Andrew Sullivan, contributing editor at New York magazine, said people need to “stand up” against attacks on the West, especially at universities. These ideologies are hostile to liberal education and the free exchange of ideas, he said during the March 4 event.
Yoran Brook, former executive director of the Ayn Rand Institute, said Western civilization is weakening from within.
“The internal forces that are anti-Western, anti-reason and anti-individualism are rising and in the assent,” he said, “and they’re all around us.”
Brook said it is “truly scary” that there are “very few defenders” of Western civilization and the ideals of the Founding Fathers.
Sullivan called social justice a “religion” which works against Western civilization.
“In social justice, you even have a born-again moment when you become woke and every single moment of your life is judged according to that morality,” he said.
The speakers offered different interpretations of what Western civilization means.
Sullivan said Western civilization emerged from “the marriage of Jewish theology to Greek reason,” and is the “fusion of a faith” that demands equality for all people, but is also subjected to reason.
Brook argued Western civilization is grounded in Greek thought as manifested in two fundamental ideas: that “reason is our means of knowledge” and that “individuals matter.”
Brook, as an objectivist in the tradition of Ayn Rand’s atheistic individualism, called on people to abandon religion and embrace reason, saying religion “has been the counterforce to Western civilization.”
“Religion should be dead,” he said.
Sullivan challenged Brook’s perspective, saying reason cannot give people meaning or supply answers to unpredictable events or the impermanence of life.
When asked to identify the pinnacles of Western civilization, Sullivan supplied the answers of Plato, Shakespeare, essays of Michel De Montaigne, Chartres Cathedral in France, Rembrandt’s self-portraits, Picasso’s Guernica, Allegri’s Miserere Mei Deus, and Mozart.
Brook listed Aristotle, John Locke, French Encyclopedists, Victor Hugo’s Les Miserables, Michelangelo, Frank Lloyd Wright, Chopin, Bethoven, and Tchaikovsky.
On the issue of immigration, Brook said immigration “strengthens” civilization “to the extent that we know what that civilization is and are willing to defend it.”
Sullivan said immigration will lead to a higher GDP, but it is important to examine the effect immigration has on a culture.
“If you let a country that has its own culture and meaning be completely overturned or completely scrambled by the immigration of people from elsewhere too quickly,” he said, “integration will not happen, resentment will go up.”
Sullivan said “diversity is actually not a strength” for multicultural and mutiracial societies because it decreases trust.
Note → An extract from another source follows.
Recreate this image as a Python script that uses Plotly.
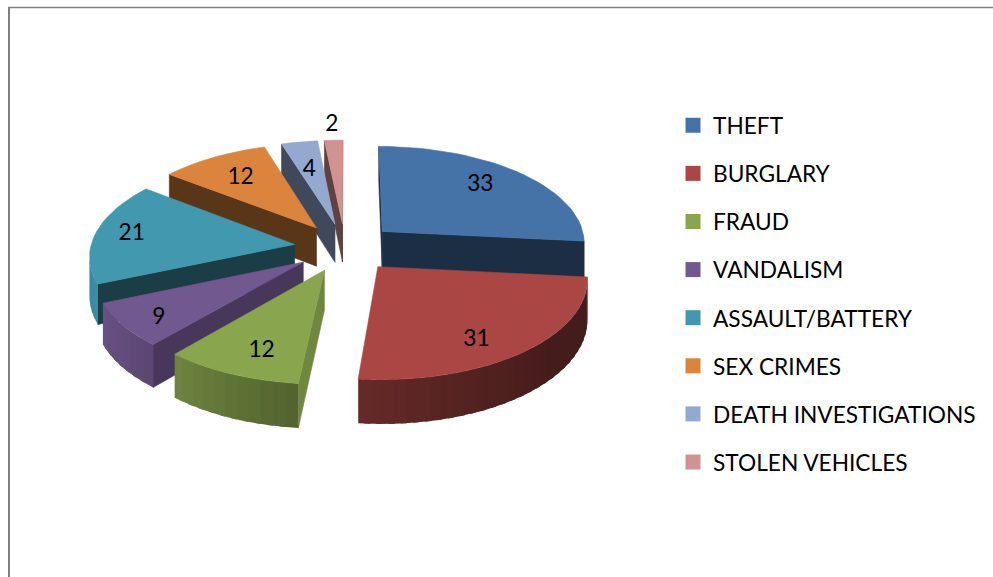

It also makes it more difficult to have a welfare state, he said, because people are less willing to help people they feel separated from. He cited this as the reason for the declining welfare state in Scandinavia.
Sullivan called for a revival of liberal education in order to defend Western civilization at America’s colleges.
Western civilization “is the best and historically has been the best,” Brook said.
“We need a revival of the ideas of the founding of this country which are reflected in the Declaration of Independence,” Brook said. “We need a revival of the idea that principles matter.”